G: Just because there aren’t people coming into the door doesn’t mean that folks aren’t using our services. Most of the things that students use are probably things you’re not even aware of, like appointments with a lawyer.
E: That’s true, we have no idea how many students use it because we can’t, that’s confidential, and I know tons of people use Hot Lunch. I think it’s because technically it’s in your face and you walk in and “Oh, food”. We definitely, everyone here, want to prioritize outreach. That’s a big thing for us. But it’s also hard to prioritize outreach when OCAD also isn’t necessarily engaging. That’s what a lot of people don’t realize, we definitely try, it doesn’t always work but that’s not always because we’re not trying.
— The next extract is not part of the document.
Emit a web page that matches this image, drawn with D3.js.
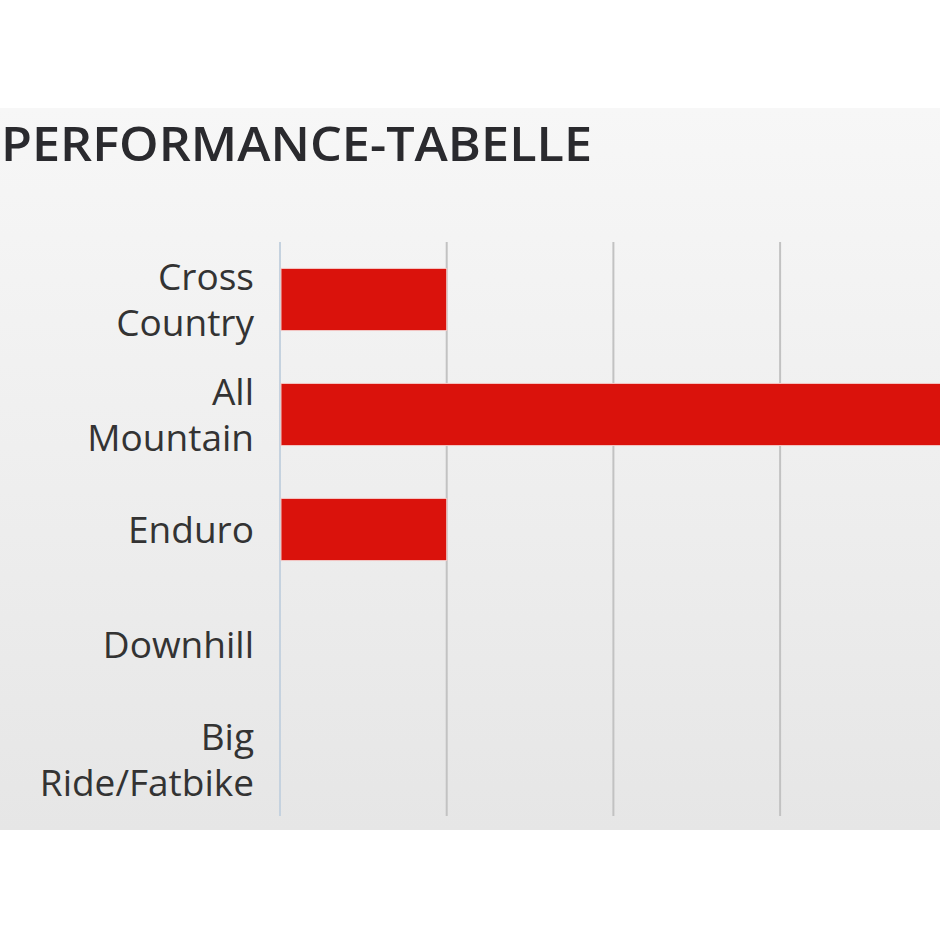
<!DOCTYPE html>
<html><head><meta charset="utf-8">
<script src="https://cdn.jsdelivr.net/npm/d3@7"></script>
<style>html,body{margin:0;padding:0;background:#fff;overflow:hidden}</style>
</head><body>
<svg id="c" width="940" height="940"></svg>
<script>
const title = "PERFORMANCE-TABELLE";
const categories = [["Cross","Country"],["All","Mountain"],["Enduro"],["Downhill"],["Big","Ride/Fatbike"]];
const values = [1, 4, 1, 0, 0];
const tickValues = [1, 2, 3, 4];

const svg = d3.select("#c");
const defs = svg.append("defs");
const g = defs.append("linearGradient").attr("id","bg").attr("x1",0).attr("y1",0).attr("x2",0).attr("y2",1);
g.append("stop").attr("offset","0%").attr("stop-color","#f7f7f7");
g.append("stop").attr("offset","100%").attr("stop-color","#e6e6e6");

svg.append("rect").attr("x",0).attr("y",108).attr("width",940).attr("height",722).attr("fill","url(#bg)");

svg.append("text").attr("x",1).attr("y",161)
  .attr("font-family","Open Sans").attr("font-weight",600).attr("font-size",47)
  .attr("textLength",591).attr("lengthAdjust","spacingAndGlyphs")
  .attr("fill","#2a2a2e").text(title);

const x = d3.scaleLinear().domain([0,5]).range([280, 280 + 5*166.7]);
const y = d3.scaleBand().domain(d3.range(categories.length)).range([242, 817]).paddingInner(0.46).paddingOuter(0.23);

// gridlines
svg.append("g").selectAll("line").data(tickValues).join("line")
  .attr("x1",d=>x(d)).attr("x2",d=>x(d)).attr("y1",242).attr("y2",816)
  .attr("stroke","#c2c2c2").attr("stroke-width",2);
// axis line
svg.append("line").attr("x1",x(0)).attr("x2",x(0)).attr("y1",242).attr("y2",816)
  .attr("stroke","#c5d2df").attr("stroke-width",2);

// bars
svg.append("g").selectAll("rect").data(values).join("rect")
  .attr("x",x(0)+1).attr("y",(d,i)=>y(i))
  .attr("width",d=>Math.max(0,x(d)-x(0)-1)).attr("height",y.bandwidth())
  .attr("fill","#da120c").attr("stroke","#f3c8c6").attr("stroke-width",d=>d>0?1:0);

// labels
const lab = svg.append("g").attr("font-family","Open Sans").attr("font-size",37).attr("fill","#333").attr("text-anchor","end");
categories.forEach((lines,i)=>{
  const cy = y(i) + y.bandwidth()/2;
  const lh = 46;
  const t = lab.append("text").attr("x",254);
  lines.forEach((s,k)=>{
    t.append("tspan").attr("x",254).attr("y", cy + (k - (lines.length-1)/2)*lh + 13).text(s);
  });
});
</script>
</body></html>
G: Folks are busy, folks are so busy! Even when we came to Hot Lunch the other day to hand out flyers about what was happening with OSAP and the march and all that. We did a sign-making, we bought all the materials to make signs, but 5 or 6 people showed up. You can do outreach as much as possible but if I have a project due tomorrow, you don’t really care about the rally. I completely get it.
But maybe we’re looking at it the wrong way, where it’s like, if we need students to be involved, we have to be involved with students. Creating services that are just there for you, and not you having to come and look for them.
E: I think that’s what we tried to do. All of our services exist probably because we know students need them, and not necessarily because someone has come and asked for them. Especially the pantry. We know OCAD doesn’t have food programs. That’s why Hot Lunch and the pantry exist. I don’t think anyone came and was like “You guys should cook a free meal!” That’s sort of how we anticipate needs. When I think about what the Student Union really does I think about advocating for students and providing services. It’s hard, because I think there are students that will come and be like, “Here are all of these ideas we want to do!” And we want to support students, we want everyone to bring their own ideas to us, we’re always down to listen and collaborate as much as possible.
G: People do their own thing, we have microgrants, we have grants that we offer to so many students and student groups. It’s not like we have to be solving problems on a micro level. That’s not what the Student Union’s is about.
Q: As members of the SU are temporary, how do you think the issue of continuity can be solved? I know you meet with the last person that was in your position so they can brief you, but how was this briefing? Was it efficient or useful?
G: I found it a lot more useful to actually go through the training than the actual transition, because even the ex-Campaign and Advocacy Director, they were only in their position for 6 months because they got elected in the by-elections, so they didn’t really have much to transition.
They were working on the U-Pass initiative. But then things changed. Like, it’s weird. U-Pass; a whole bunch of work was done with Parker on the U-Pass. They met up with the TTC to kind of figure out how this pass would work and all that, and then I came into the position. We all kind of looked at the U-pass and were like, this isn’t going to work. How is this benefiting students? It was mandatory for all students. No opt out. So, basically, you couldn’t sell it, you couldn’t opt out, everyone had to do it.
E: It’ll be like other universities were, it’s basically built in tuition costs, but the problem was the no opt-out.
G: The no opt-out, and that it’s just TTC. Like, consider that we’re a commuter school, so folks use the Brampton transit system, the GO transit, all that, so it’s like okay, maybe we could work with other universities to figure out a new game plan to incorporate other transit systems. With just TTC, who’s that benefiting? It’s benefiting the TTC and those who can already afford passes that are monthly.